**Directions for this task:** Exactly the lines from the start of the data below through the line that contains "days = list(range(1, 15))" are to be copied, with pictures left out.

**Input material:**
* Begin *
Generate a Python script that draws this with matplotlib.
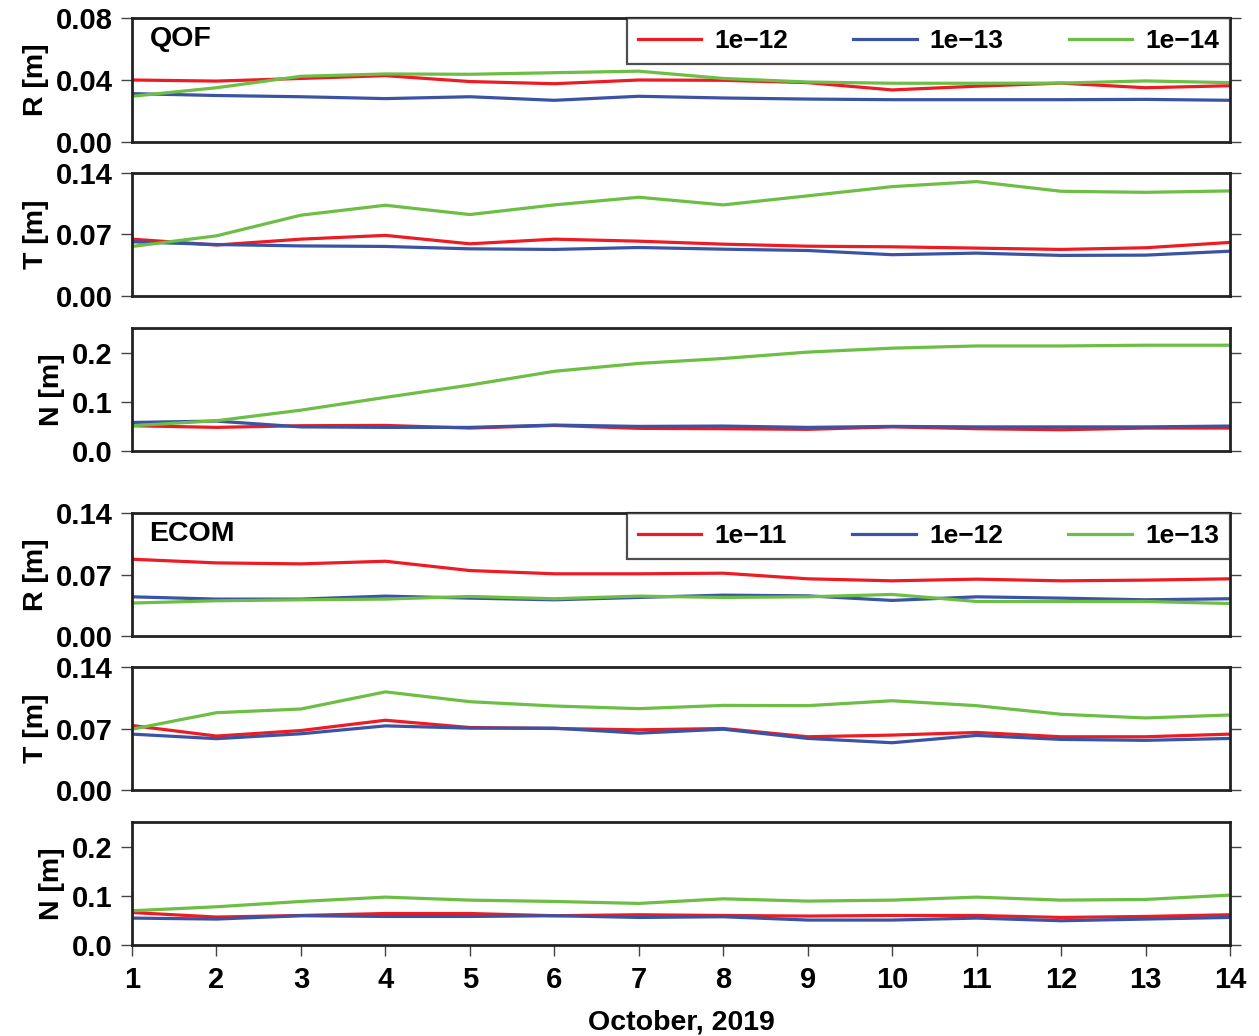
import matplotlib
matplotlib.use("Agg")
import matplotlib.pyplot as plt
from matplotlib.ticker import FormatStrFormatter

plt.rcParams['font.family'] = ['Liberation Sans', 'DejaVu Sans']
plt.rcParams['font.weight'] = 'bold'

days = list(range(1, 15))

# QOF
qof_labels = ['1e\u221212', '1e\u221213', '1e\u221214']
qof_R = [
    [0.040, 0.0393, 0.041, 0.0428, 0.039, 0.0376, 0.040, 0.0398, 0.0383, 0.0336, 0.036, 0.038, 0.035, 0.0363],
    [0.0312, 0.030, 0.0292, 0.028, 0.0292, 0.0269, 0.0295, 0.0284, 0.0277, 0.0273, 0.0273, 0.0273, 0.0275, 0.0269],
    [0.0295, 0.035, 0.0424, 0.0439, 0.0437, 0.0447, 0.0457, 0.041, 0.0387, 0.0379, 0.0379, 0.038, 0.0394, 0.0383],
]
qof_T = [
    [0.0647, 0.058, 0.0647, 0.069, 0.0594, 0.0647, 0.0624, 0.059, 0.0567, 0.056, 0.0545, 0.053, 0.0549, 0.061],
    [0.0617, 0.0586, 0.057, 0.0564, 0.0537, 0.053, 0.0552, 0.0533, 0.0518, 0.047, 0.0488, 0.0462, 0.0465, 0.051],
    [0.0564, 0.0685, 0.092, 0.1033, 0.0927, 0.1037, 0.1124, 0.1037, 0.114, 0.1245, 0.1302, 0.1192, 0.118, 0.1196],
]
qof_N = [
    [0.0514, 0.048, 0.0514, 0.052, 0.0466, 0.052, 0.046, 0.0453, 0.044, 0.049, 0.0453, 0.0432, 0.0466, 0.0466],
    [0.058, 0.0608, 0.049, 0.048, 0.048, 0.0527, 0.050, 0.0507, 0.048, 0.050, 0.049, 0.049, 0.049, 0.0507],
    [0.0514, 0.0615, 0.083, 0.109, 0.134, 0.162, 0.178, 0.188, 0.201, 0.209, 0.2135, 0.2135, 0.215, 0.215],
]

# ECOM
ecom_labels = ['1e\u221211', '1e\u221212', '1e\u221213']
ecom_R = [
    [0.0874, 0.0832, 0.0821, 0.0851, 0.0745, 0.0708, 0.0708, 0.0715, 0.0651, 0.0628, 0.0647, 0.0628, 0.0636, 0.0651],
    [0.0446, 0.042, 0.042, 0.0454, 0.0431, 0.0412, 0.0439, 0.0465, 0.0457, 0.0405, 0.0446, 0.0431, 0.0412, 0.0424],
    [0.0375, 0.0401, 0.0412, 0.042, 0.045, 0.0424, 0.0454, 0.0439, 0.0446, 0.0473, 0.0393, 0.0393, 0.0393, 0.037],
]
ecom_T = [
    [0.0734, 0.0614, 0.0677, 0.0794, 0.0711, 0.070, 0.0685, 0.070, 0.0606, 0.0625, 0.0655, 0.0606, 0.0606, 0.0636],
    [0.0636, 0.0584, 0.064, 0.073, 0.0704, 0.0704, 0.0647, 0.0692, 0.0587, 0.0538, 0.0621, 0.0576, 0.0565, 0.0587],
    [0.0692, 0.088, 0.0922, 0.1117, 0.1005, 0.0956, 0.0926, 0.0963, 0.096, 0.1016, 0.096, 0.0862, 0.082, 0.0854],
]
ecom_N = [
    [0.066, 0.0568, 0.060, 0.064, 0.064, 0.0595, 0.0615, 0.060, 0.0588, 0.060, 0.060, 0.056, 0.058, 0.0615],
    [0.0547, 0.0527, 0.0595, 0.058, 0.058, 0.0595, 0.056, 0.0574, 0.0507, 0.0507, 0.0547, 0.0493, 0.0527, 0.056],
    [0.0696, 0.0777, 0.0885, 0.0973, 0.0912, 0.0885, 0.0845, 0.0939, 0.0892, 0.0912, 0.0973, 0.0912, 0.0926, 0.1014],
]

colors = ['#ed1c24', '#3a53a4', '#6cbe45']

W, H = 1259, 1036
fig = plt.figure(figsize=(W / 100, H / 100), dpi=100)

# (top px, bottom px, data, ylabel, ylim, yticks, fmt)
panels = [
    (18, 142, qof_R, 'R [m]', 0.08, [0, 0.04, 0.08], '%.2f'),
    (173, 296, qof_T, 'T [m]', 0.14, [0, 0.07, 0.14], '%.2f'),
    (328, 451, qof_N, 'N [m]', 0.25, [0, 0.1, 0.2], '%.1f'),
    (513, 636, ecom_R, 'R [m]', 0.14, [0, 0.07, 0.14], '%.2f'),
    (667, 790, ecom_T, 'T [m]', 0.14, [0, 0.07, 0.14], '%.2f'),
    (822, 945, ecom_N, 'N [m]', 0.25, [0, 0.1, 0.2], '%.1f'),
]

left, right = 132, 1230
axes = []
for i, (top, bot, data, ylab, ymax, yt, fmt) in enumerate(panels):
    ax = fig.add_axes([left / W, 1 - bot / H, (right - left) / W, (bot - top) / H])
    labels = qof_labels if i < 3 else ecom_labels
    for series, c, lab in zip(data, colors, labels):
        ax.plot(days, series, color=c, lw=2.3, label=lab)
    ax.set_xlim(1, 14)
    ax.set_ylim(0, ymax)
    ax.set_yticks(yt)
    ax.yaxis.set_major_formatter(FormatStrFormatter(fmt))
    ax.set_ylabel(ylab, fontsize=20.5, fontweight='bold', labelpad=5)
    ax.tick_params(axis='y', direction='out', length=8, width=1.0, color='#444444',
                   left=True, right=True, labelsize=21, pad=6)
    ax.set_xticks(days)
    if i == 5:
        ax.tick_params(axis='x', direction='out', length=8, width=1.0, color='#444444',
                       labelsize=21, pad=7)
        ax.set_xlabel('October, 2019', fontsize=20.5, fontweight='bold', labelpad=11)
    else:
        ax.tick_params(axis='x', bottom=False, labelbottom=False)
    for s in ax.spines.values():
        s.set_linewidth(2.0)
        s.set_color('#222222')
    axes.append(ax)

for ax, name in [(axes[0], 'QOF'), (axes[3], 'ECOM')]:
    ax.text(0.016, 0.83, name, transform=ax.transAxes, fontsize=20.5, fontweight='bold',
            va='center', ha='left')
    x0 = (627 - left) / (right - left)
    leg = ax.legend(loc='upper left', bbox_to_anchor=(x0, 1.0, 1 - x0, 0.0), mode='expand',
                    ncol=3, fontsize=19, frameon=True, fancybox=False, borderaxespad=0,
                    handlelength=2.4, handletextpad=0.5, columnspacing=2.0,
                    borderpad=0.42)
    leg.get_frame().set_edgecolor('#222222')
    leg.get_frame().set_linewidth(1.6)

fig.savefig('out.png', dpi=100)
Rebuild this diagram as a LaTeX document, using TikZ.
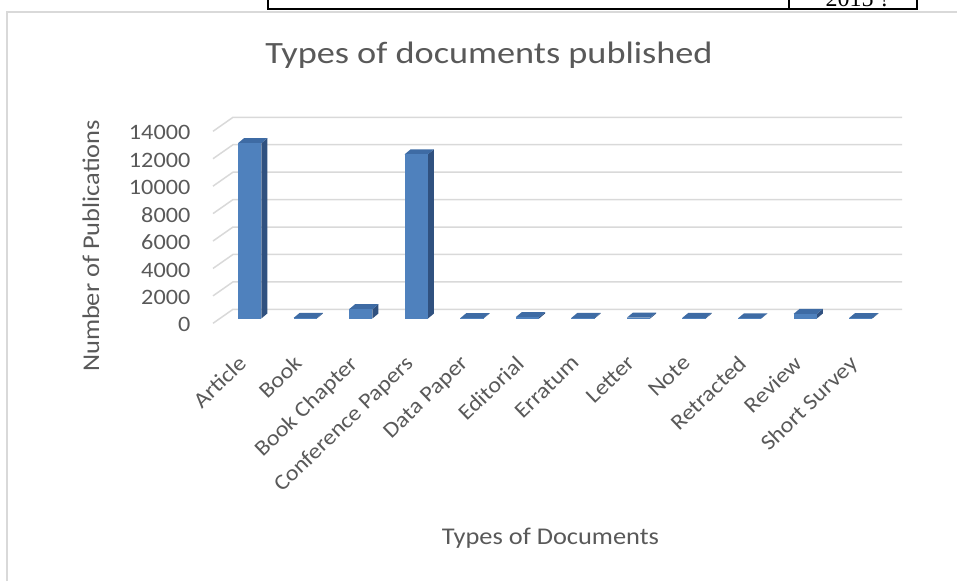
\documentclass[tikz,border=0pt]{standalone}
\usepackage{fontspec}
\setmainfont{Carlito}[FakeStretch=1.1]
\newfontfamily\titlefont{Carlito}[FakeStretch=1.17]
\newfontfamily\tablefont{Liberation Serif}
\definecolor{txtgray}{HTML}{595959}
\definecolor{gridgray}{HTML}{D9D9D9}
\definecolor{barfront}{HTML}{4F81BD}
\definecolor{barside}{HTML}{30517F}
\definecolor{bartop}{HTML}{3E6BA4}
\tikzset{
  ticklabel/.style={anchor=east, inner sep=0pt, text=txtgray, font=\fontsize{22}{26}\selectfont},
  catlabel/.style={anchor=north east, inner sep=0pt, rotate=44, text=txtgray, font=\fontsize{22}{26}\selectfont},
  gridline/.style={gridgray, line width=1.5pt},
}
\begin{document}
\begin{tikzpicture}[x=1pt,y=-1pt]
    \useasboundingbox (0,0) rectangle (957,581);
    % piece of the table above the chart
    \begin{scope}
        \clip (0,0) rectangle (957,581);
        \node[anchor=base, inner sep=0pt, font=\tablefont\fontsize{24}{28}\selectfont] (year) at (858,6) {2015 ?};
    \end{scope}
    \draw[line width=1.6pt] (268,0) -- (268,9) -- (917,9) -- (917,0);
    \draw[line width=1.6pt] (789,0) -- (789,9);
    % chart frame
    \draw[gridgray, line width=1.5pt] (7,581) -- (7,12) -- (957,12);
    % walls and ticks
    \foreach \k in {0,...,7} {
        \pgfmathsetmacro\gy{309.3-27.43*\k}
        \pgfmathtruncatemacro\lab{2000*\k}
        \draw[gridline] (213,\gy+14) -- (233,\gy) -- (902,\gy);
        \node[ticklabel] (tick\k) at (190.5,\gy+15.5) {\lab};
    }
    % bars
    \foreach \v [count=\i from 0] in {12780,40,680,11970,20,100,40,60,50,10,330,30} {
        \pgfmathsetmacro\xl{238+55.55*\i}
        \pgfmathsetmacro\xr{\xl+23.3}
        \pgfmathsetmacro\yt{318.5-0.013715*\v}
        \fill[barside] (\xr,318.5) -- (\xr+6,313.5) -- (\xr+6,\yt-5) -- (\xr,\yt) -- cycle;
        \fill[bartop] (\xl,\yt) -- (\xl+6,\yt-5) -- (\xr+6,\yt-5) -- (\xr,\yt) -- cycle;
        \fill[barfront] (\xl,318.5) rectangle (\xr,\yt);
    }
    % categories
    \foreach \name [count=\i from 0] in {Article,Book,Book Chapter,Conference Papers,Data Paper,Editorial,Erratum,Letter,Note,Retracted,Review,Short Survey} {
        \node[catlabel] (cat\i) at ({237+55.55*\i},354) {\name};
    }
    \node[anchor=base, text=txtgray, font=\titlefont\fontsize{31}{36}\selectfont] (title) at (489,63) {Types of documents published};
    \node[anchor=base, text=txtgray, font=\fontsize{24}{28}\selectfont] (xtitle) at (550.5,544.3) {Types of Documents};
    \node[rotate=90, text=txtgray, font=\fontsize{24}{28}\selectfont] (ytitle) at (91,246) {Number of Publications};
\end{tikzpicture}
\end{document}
* End *
**Complete answer:**
Generate a Python script that draws this with matplotlib.
import matplotlib
matplotlib.use("Agg")
import matplotlib.pyplot as plt
from matplotlib.ticker import FormatStrFormatter

plt.rcParams['font.family'] = ['Liberation Sans', 'DejaVu Sans']
plt.rcParams['font.weight'] = 'bold'

days = list(range(1, 15))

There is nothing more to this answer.